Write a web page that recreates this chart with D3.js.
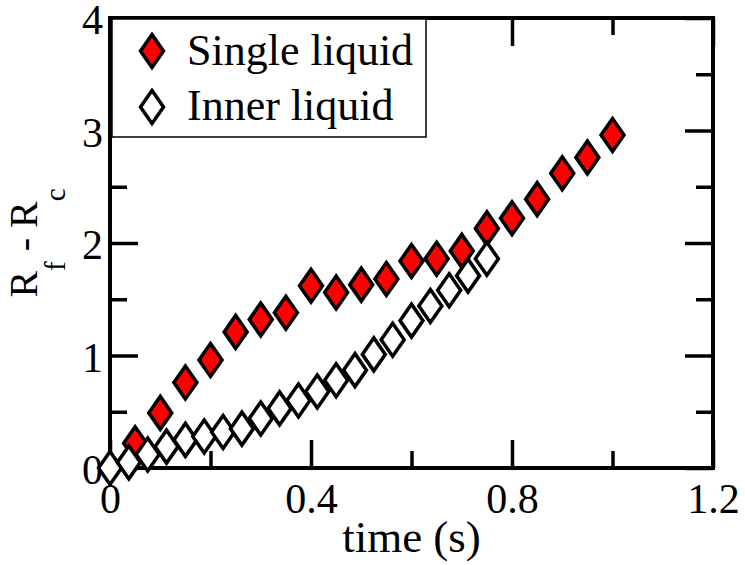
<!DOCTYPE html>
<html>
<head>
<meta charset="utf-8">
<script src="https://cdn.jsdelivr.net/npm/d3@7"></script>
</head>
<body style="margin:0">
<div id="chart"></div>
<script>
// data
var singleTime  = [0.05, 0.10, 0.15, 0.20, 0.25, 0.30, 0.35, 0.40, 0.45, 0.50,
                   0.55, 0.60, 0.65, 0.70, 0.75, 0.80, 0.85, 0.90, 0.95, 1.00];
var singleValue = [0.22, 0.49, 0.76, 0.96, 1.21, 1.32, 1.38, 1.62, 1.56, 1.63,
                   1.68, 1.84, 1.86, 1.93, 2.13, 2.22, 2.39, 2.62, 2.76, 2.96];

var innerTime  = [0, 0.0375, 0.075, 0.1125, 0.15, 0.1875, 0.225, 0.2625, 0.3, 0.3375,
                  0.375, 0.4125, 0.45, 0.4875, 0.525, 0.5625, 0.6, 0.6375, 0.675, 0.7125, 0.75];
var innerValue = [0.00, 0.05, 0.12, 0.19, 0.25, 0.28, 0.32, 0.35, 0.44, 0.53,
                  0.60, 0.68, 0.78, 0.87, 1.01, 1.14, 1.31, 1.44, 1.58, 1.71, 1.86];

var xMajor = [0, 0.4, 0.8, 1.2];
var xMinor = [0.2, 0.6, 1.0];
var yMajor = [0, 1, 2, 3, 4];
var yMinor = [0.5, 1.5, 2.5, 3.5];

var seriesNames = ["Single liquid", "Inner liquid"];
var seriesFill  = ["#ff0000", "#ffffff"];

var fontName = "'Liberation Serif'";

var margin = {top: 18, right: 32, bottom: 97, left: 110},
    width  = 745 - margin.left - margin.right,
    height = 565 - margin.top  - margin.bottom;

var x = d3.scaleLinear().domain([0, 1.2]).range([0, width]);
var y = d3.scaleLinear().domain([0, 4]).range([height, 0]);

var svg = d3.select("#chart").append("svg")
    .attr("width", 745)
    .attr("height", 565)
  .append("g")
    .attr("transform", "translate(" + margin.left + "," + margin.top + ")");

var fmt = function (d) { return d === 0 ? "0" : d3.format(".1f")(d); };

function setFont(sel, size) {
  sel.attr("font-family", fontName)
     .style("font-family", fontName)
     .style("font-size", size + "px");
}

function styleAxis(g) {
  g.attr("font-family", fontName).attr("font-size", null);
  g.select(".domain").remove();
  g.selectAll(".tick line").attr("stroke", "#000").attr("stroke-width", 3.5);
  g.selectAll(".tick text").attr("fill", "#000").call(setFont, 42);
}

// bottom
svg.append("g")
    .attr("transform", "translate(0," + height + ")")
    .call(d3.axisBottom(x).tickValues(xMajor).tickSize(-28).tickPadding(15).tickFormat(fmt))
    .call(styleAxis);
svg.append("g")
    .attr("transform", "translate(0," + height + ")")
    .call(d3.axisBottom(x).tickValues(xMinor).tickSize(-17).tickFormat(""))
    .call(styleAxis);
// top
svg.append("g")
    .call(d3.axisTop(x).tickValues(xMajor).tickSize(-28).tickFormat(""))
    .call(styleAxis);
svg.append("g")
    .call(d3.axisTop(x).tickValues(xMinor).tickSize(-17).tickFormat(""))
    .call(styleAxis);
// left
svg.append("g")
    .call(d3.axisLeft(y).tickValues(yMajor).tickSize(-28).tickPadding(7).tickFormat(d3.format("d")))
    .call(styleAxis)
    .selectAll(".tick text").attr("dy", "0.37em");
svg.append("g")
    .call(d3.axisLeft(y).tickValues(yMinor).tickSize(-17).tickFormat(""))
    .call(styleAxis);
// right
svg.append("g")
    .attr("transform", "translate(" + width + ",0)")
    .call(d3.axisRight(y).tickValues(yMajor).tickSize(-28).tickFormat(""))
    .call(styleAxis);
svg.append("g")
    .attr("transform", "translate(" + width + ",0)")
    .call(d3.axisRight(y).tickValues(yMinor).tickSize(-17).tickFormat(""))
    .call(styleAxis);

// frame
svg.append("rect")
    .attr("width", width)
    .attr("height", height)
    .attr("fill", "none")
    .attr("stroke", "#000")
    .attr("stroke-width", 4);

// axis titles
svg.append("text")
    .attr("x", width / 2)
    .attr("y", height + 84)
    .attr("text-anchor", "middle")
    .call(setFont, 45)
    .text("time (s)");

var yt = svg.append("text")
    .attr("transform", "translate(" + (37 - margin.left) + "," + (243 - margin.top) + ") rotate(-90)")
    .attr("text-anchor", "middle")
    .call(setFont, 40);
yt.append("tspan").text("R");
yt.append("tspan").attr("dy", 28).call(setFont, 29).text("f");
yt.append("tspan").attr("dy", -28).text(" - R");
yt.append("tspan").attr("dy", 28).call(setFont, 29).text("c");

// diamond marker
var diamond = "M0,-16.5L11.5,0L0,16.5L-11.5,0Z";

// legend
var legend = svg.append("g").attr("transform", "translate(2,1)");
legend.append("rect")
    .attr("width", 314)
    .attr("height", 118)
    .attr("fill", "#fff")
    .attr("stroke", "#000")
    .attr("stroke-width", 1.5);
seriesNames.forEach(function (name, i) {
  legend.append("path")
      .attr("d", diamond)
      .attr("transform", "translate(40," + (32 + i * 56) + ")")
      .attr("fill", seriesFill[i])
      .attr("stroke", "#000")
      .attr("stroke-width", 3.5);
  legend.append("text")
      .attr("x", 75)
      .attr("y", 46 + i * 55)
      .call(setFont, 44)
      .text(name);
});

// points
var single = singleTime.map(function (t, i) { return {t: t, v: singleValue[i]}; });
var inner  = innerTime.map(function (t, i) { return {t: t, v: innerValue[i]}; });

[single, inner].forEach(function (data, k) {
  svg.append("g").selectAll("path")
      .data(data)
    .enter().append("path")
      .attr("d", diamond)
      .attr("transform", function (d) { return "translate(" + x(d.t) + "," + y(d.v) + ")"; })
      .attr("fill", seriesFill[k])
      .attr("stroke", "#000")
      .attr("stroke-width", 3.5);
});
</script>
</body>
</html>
**********
Task >> Reproduce the material above from its first line through the line containing "var y = d3.scaleLinear().domain([0, 4]).range([height, 0]);", both ends included, and skip every picture.

Output of the exercise >>
Write a web page that recreates this chart with D3.js.
<!DOCTYPE html>
<html>
<head>
<meta charset="utf-8">
<script src="https://cdn.jsdelivr.net/npm/d3@7"></script>
</head>
<body style="margin:0">
<div id="chart"></div>
<script>
// data
var singleTime  = [0.05, 0.10, 0.15, 0.20, 0.25, 0.30, 0.35, 0.40, 0.45, 0.50,
                   0.55, 0.60, 0.65, 0.70, 0.75, 0.80, 0.85, 0.90, 0.95, 1.00];
var singleValue = [0.22, 0.49, 0.76, 0.96, 1.21, 1.32, 1.38, 1.62, 1.56, 1.63,
                   1.68, 1.84, 1.86, 1.93, 2.13, 2.22, 2.39, 2.62, 2.76, 2.96];

var innerTime  = [0, 0.0375, 0.075, 0.1125, 0.15, 0.1875, 0.225, 0.2625, 0.3, 0.3375,
                  0.375, 0.4125, 0.45, 0.4875, 0.525, 0.5625, 0.6, 0.6375, 0.675, 0.7125, 0.75];
var innerValue = [0.00, 0.05, 0.12, 0.19, 0.25, 0.28, 0.32, 0.35, 0.44, 0.53,
                  0.60, 0.68, 0.78, 0.87, 1.01, 1.14, 1.31, 1.44, 1.58, 1.71, 1.86];

var xMajor = [0, 0.4, 0.8, 1.2];
var xMinor = [0.2, 0.6, 1.0];
var yMajor = [0, 1, 2, 3, 4];
var yMinor = [0.5, 1.5, 2.5, 3.5];

var seriesNames = ["Single liquid", "Inner liquid"];
var seriesFill  = ["#ff0000", "#ffffff"];

var fontName = "'Liberation Serif'";

var margin = {top: 18, right: 32, bottom: 97, left: 110},
    width  = 745 - margin.left - margin.right,
    height = 565 - margin.top  - margin.bottom;

var x = d3.scaleLinear().domain([0, 1.2]).range([0, width]);
var y = d3.scaleLinear().domain([0, 4]).range([height, 0]);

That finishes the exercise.